■ Goal of the exercise
Omit any picture, and return the remaining data exactly as written.

■ Data extract

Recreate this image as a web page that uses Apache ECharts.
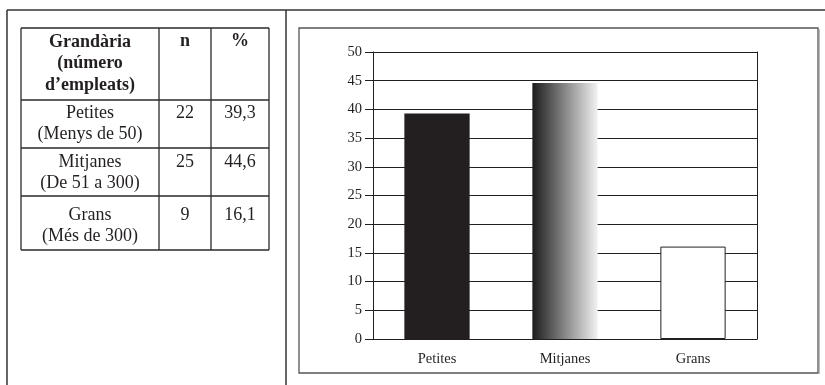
<!DOCTYPE html>
<html>
<head>
<meta charset="utf-8">
<script src="https://cdn.jsdelivr.net/npm/echarts@6/dist/echarts.min.js"></script>
<style>
html,body{margin:0;padding:0;background:#fff;}
#c{width:825px;height:385px;}
</style>
</head>
<body>
<div id="c"></div>
<script>
// Chart data
const categories = ['Petites', 'Mitjanes', 'Grans'];
const percentValues = [39.3, 44.6, 16.1];
const yTicks = [0, 5, 10, 15, 20, 25, 30, 35, 40, 45, 50];

// Table data
const tableHeader = [['Grandària', '(número', 'd’empleats)'], ['n'], ['%']];
const tableSizeLabels = [['Petites', '(Menys de 50)'], ['Mitjanes', '(De 51 a 300)'], ['Grans', '(Més de 300)']];
const tableN = ['22', '25', '9'];
const tablePct = ['39,3', '44,6', '16,1'];

const FONT = 'Liberation Serif';
const INK = '#231f20';

const chart = echarts.init(document.getElementById('c'), null, {renderer: 'canvas'});

// Table geometry
const colX = [21, 159, 211, 269];
const rowY = [28, 100, 148, 196, 250];
const graphics = [];
const lineStyle = {stroke: '#2a2a2a', lineWidth: 1.3};
function line(x1, y1, x2, y2, style) {
  graphics.push({type: 'line', shape: {x1, y1, x2, y2}, style: Object.assign({}, style || lineStyle), silent: true});
}
// outer page frame
line(7, 10, 825, 10, {stroke: '#333', lineWidth: 1.5});
line(7, 10, 7, 385, {stroke: '#333', lineWidth: 1.5});
line(286, 10, 286, 385, {stroke: '#333', lineWidth: 1.5});
// chart frame
graphics.push({type: 'rect', shape: {x: 299, y: 28, width: 519, height: 345}, style: {fill: 'none', stroke: '#555', lineWidth: 1.3}, silent: true});
graphics.push({type: 'line', shape: {x1: 819.5, y1: 29, x2: 819.5, y2: 374}, style: {stroke: '#bbb', lineWidth: 1}, silent: true});
// table lines
rowY.forEach(y => line(colX[0], y, colX[3], y));
colX.forEach(x => line(x, rowY[0], x, rowY[4]));

function txt(x, y, s, bold) {
  graphics.push({type: 'text', x, y, style: {text: s, fontFamily: FONT, fontSize: 18, fontWeight: bold ? 'bold' : 'normal', fill: INK, align: 'center', verticalAlign: 'middle'}, silent: true});
}
const colCenters = [(colX[0] + colX[1]) / 2, (colX[1] + colX[2]) / 2, (colX[2] + colX[3]) / 2];
tableHeader[0].forEach((s, i) => txt(colCenters[0], 42 + i * 21.5, s, true));
txt(colCenters[1], 41, tableHeader[1][0], true);
txt(colCenters[2], 41, tableHeader[2][0], true);
const rowTextY = [113, 162, 215];
tableSizeLabels.forEach((lines, r) => {
  lines.forEach((s, i) => txt(colCenters[0], rowTextY[r] + i * 21.5, s, false));
  txt(colCenters[1], rowTextY[r], tableN[r], false);
  txt(colCenters[2], rowTextY[r], tablePct[r], false);
});

const barStyles = [
  {color: '#231f20'},
  {color: new echarts.graphic.LinearGradient(0, 0, 1, 0, [{offset: 0, color: '#1c1c1c'}, {offset: 1, color: '#f2f2f2'}])},
  {color: '#ffffff', borderColor: '#231f20', borderWidth: 1}
];

chart.setOption({
  animation: false,
  backgroundColor: '#fff',
  grid: {left: 373, top: 52, right: 68, bottom: 46},
  xAxis: {
    type: 'category',
    data: categories,
    axisLine: {show: true, lineStyle: {color: '#231f20', width: 1}},
    axisTick: {show: false},
    axisLabel: {fontFamily: FONT, fontSize: 14.5, color: INK, margin: 13}
  },
  yAxis: [{
    type: 'value',
    min: yTicks[0],
    max: yTicks[yTicks.length - 1],
    interval: 5,
    axisLine: {show: true, lineStyle: {color: '#231f20', width: 1}},
    axisTick: {show: true, length: 8, lineStyle: {color: '#231f20'}},
    axisLabel: {fontFamily: FONT, fontSize: 14.5, color: INK, margin: 11},
    splitLine: {show: true, lineStyle: {color: '#231f20', width: 1}}
  }, {
    type: 'value',
    position: 'right',
    min: yTicks[0],
    max: yTicks[yTicks.length - 1],
    interval: 5,
    axisLine: {show: true, lineStyle: {color: '#231f20', width: 1}},
    axisTick: {show: false},
    axisLabel: {show: false},
    splitLine: {show: false}
  }],
  series: [{
    type: 'bar',
    barWidth: '51%',
    data: percentValues.map((v, i) => ({value: v, itemStyle: barStyles[i]}))
  }],
  graphic: graphics
});
</script>
</body>
</html>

■ Worked solution
Recreate this image as a web page that uses Apache ECharts.
<!DOCTYPE html>
<html>
<head>
<meta charset="utf-8">
<script src="https://cdn.jsdelivr.net/npm/echarts@6/dist/echarts.min.js"></script>
<style>
html,body{margin:0;padding:0;background:#fff;}
#c{width:825px;height:385px;}
</style>
</head>
<body>
<div id="c"></div>
<script>
// Chart data
const categories = ['Petites', 'Mitjanes', 'Grans'];
const percentValues = [39.3, 44.6, 16.1];
const yTicks = [0, 5, 10, 15, 20, 25, 30, 35, 40, 45, 50];

// Table data
const tableHeader = [['Grandària', '(número', 'd’empleats)'], ['n'], ['%']];
const tableSizeLabels = [['Petites', '(Menys de 50)'], ['Mitjanes', '(De 51 a 300)'], ['Grans', '(Més de 300)']];
const tableN = ['22', '25', '9'];
const tablePct = ['39,3', '44,6', '16,1'];

const FONT = 'Liberation Serif';
const INK = '#231f20';

const chart = echarts.init(document.getElementById('c'), null, {renderer: 'canvas'});

// Table geometry
const colX = [21, 159, 211, 269];
const rowY = [28, 100, 148, 196, 250];
const graphics = [];
const lineStyle = {stroke: '#2a2a2a', lineWidth: 1.3};
function line(x1, y1, x2, y2, style) {
  graphics.push({type: 'line', shape: {x1, y1, x2, y2}, style: Object.assign({}, style || lineStyle), silent: true});
}
// outer page frame
line(7, 10, 825, 10, {stroke: '#333', lineWidth: 1.5});
line(7, 10, 7, 385, {stroke: '#333', lineWidth: 1.5});
line(286, 10, 286, 385, {stroke: '#333', lineWidth: 1.5});
// chart frame
graphics.push({type: 'rect', shape: {x: 299, y: 28, width: 519, height: 345}, style: {fill: 'none', stroke: '#555', lineWidth: 1.3}, silent: true});
graphics.push({type: 'line', shape: {x1: 819.5, y1: 29, x2: 819.5, y2: 374}, style: {stroke: '#bbb', lineWidth: 1}, silent: true});
// table lines
rowY.forEach(y => line(colX[0], y, colX[3], y));
colX.forEach(x => line(x, rowY[0], x, rowY[4]));

function txt(x, y, s, bold) {
  graphics.push({type: 'text', x, y, style: {text: s, fontFamily: FONT, fontSize: 18, fontWeight: bold ? 'bold' : 'normal', fill: INK, align: 'center', verticalAlign: 'middle'}, silent: true});
}
const colCenters = [(colX[0] + colX[1]) / 2, (colX[1] + colX[2]) / 2, (colX[2] + colX[3]) / 2];
tableHeader[0].forEach((s, i) => txt(colCenters[0], 42 + i * 21.5, s, true));
txt(colCenters[1], 41, tableHeader[1][0], true);
txt(colCenters[2], 41, tableHeader[2][0], true);
const rowTextY = [113, 162, 215];
tableSizeLabels.forEach((lines, r) => {
  lines.forEach((s, i) => txt(colCenters[0], rowTextY[r] + i * 21.5, s, false));
  txt(colCenters[1], rowTextY[r], tableN[r], false);
  txt(colCenters[2], rowTextY[r], tablePct[r], false);
});

const barStyles = [
  {color: '#231f20'},
  {color: new echarts.graphic.LinearGradient(0, 0, 1, 0, [{offset: 0, color: '#1c1c1c'}, {offset: 1, color: '#f2f2f2'}])},
  {color: '#ffffff', borderColor: '#231f20', borderWidth: 1}
];

chart.setOption({
  animation: false,
  backgroundColor: '#fff',
  grid: {left: 373, top: 52, right: 68, bottom: 46},
  xAxis: {
    type: 'category',
    data: categories,
    axisLine: {show: true, lineStyle: {color: '#231f20', width: 1}},
    axisTick: {show: false},
    axisLabel: {fontFamily: FONT, fontSize: 14.5, color: INK, margin: 13}
  },
  yAxis: [{
    type: 'value',
    min: yTicks[0],
    max: yTicks[yTicks.length - 1],
    interval: 5,
    axisLine: {show: true, lineStyle: {color: '#231f20', width: 1}},
    axisTick: {show: true, length: 8, lineStyle: {color: '#231f20'}},
    axisLabel: {fontFamily: FONT, fontSize: 14.5, color: INK, margin: 11},
    splitLine: {show: true, lineStyle: {color: '#231f20', width: 1}}
  }, {
    type: 'value',
    position: 'right',
    min: yTicks[0],
    max: yTicks[yTicks.length - 1],
    interval: 5,
    axisLine: {show: true, lineStyle: {color: '#231f20', width: 1}},
    axisTick: {show: false},
    axisLabel: {show: false},
    splitLine: {show: false}
  }],
  series: [{
    type: 'bar',
    barWidth: '51%',
    data: percentValues.map((v, i) => ({value: v, itemStyle: barStyles[i]}))
  }],
  graphic: graphics
});
</script>
</body>
</html>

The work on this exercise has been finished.